### THE PROBLEM
Return the listing below verbatim. Pictures do not belong in the copy.

### SOURCE EXCERPT
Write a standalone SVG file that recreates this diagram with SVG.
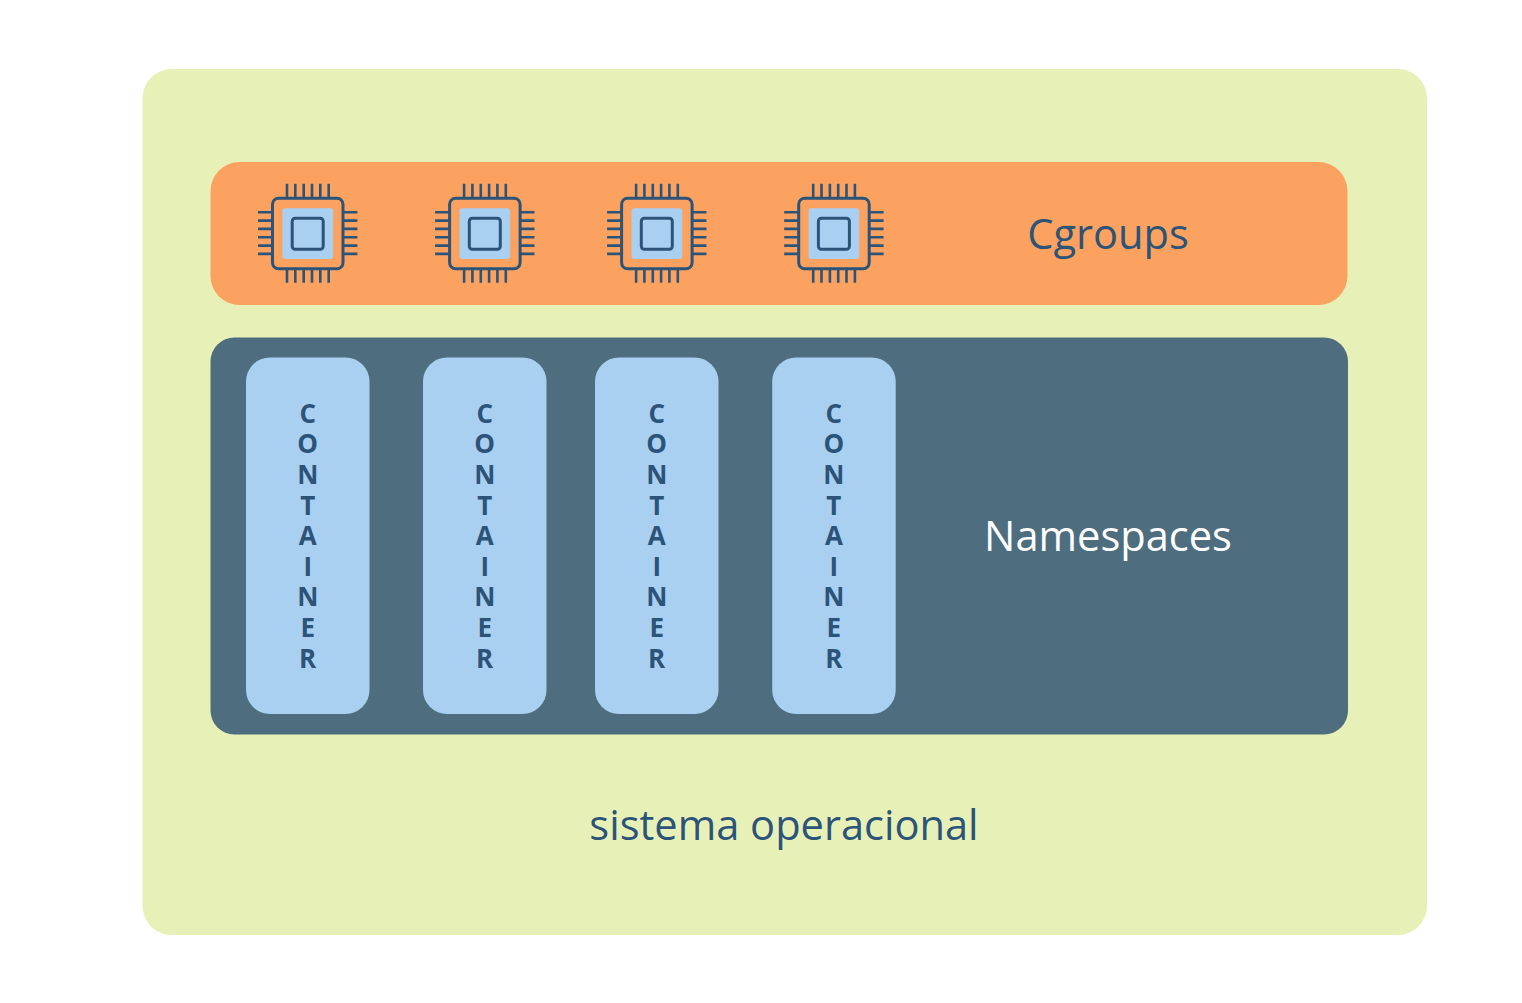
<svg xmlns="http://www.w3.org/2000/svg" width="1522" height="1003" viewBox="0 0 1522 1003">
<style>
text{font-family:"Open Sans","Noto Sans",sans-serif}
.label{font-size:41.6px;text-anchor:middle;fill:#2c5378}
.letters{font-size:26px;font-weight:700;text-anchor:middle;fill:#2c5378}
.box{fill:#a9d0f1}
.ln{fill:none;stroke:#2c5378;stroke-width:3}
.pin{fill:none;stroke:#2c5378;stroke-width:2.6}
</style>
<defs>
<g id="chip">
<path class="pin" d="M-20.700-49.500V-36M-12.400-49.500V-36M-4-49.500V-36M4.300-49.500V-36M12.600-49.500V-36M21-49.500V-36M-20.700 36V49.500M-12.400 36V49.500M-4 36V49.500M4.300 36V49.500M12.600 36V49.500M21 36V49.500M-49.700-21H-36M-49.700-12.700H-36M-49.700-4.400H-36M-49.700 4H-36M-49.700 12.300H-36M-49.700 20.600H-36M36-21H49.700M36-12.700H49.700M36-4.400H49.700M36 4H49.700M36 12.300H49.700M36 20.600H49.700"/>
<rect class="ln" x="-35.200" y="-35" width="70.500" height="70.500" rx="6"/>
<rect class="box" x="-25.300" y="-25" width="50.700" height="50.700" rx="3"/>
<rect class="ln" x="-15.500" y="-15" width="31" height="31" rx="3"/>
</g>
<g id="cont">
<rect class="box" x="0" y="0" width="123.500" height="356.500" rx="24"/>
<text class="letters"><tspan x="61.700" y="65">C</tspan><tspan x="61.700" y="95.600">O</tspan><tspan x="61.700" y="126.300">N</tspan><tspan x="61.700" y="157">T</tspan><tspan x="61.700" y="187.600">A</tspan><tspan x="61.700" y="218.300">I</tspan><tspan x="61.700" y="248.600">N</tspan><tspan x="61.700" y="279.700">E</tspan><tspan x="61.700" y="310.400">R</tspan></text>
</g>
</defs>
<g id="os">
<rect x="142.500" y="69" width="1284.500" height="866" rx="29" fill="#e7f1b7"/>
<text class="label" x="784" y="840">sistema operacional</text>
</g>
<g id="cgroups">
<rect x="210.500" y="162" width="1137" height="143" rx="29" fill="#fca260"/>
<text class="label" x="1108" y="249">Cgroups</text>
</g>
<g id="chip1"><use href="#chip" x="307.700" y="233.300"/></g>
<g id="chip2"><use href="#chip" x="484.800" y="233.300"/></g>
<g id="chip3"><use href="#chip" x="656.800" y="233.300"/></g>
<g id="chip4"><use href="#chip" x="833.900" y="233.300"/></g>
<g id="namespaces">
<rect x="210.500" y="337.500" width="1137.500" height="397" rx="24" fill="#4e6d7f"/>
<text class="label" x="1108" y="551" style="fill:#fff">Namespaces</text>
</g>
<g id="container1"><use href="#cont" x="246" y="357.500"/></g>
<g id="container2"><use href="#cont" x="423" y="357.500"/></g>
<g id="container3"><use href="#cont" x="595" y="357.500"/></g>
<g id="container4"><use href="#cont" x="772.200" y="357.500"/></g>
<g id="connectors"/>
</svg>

### SOLUTION TO THE EXERCISE
Write a standalone SVG file that recreates this diagram with SVG.
<svg xmlns="http://www.w3.org/2000/svg" width="1522" height="1003" viewBox="0 0 1522 1003">
<style>
text{font-family:"Open Sans","Noto Sans",sans-serif}
.label{font-size:41.6px;text-anchor:middle;fill:#2c5378}
.letters{font-size:26px;font-weight:700;text-anchor:middle;fill:#2c5378}
.box{fill:#a9d0f1}
.ln{fill:none;stroke:#2c5378;stroke-width:3}
.pin{fill:none;stroke:#2c5378;stroke-width:2.6}
</style>
<defs>
<g id="chip">
<path class="pin" d="M-20.700-49.500V-36M-12.400-49.500V-36M-4-49.500V-36M4.300-49.500V-36M12.600-49.500V-36M21-49.500V-36M-20.700 36V49.500M-12.400 36V49.500M-4 36V49.500M4.300 36V49.500M12.600 36V49.500M21 36V49.500M-49.700-21H-36M-49.700-12.700H-36M-49.700-4.400H-36M-49.700 4H-36M-49.700 12.300H-36M-49.700 20.600H-36M36-21H49.700M36-12.700H49.700M36-4.400H49.700M36 4H49.700M36 12.300H49.700M36 20.600H49.700"/>
<rect class="ln" x="-35.200" y="-35" width="70.500" height="70.500" rx="6"/>
<rect class="box" x="-25.300" y="-25" width="50.700" height="50.700" rx="3"/>
<rect class="ln" x="-15.500" y="-15" width="31" height="31" rx="3"/>
</g>
<g id="cont">
<rect class="box" x="0" y="0" width="123.500" height="356.500" rx="24"/>
<text class="letters"><tspan x="61.700" y="65">C</tspan><tspan x="61.700" y="95.600">O</tspan><tspan x="61.700" y="126.300">N</tspan><tspan x="61.700" y="157">T</tspan><tspan x="61.700" y="187.600">A</tspan><tspan x="61.700" y="218.300">I</tspan><tspan x="61.700" y="248.600">N</tspan><tspan x="61.700" y="279.700">E</tspan><tspan x="61.700" y="310.400">R</tspan></text>
</g>
</defs>
<g id="os">
<rect x="142.500" y="69" width="1284.500" height="866" rx="29" fill="#e7f1b7"/>
<text class="label" x="784" y="840">sistema operacional</text>
</g>
<g id="cgroups">
<rect x="210.500" y="162" width="1137" height="143" rx="29" fill="#fca260"/>
<text class="label" x="1108" y="249">Cgroups</text>
</g>
<g id="chip1"><use href="#chip" x="307.700" y="233.300"/></g>
<g id="chip2"><use href="#chip" x="484.800" y="233.300"/></g>
<g id="chip3"><use href="#chip" x="656.800" y="233.300"/></g>
<g id="chip4"><use href="#chip" x="833.900" y="233.300"/></g>
<g id="namespaces">
<rect x="210.500" y="337.500" width="1137.500" height="397" rx="24" fill="#4e6d7f"/>
<text class="label" x="1108" y="551" style="fill:#fff">Namespaces</text>
</g>
<g id="container1"><use href="#cont" x="246" y="357.500"/></g>
<g id="container2"><use href="#cont" x="423" y="357.500"/></g>
<g id="container3"><use href="#cont" x="595" y="357.500"/></g>
<g id="container4"><use href="#cont" x="772.200" y="357.500"/></g>
<g id="connectors"/>
</svg>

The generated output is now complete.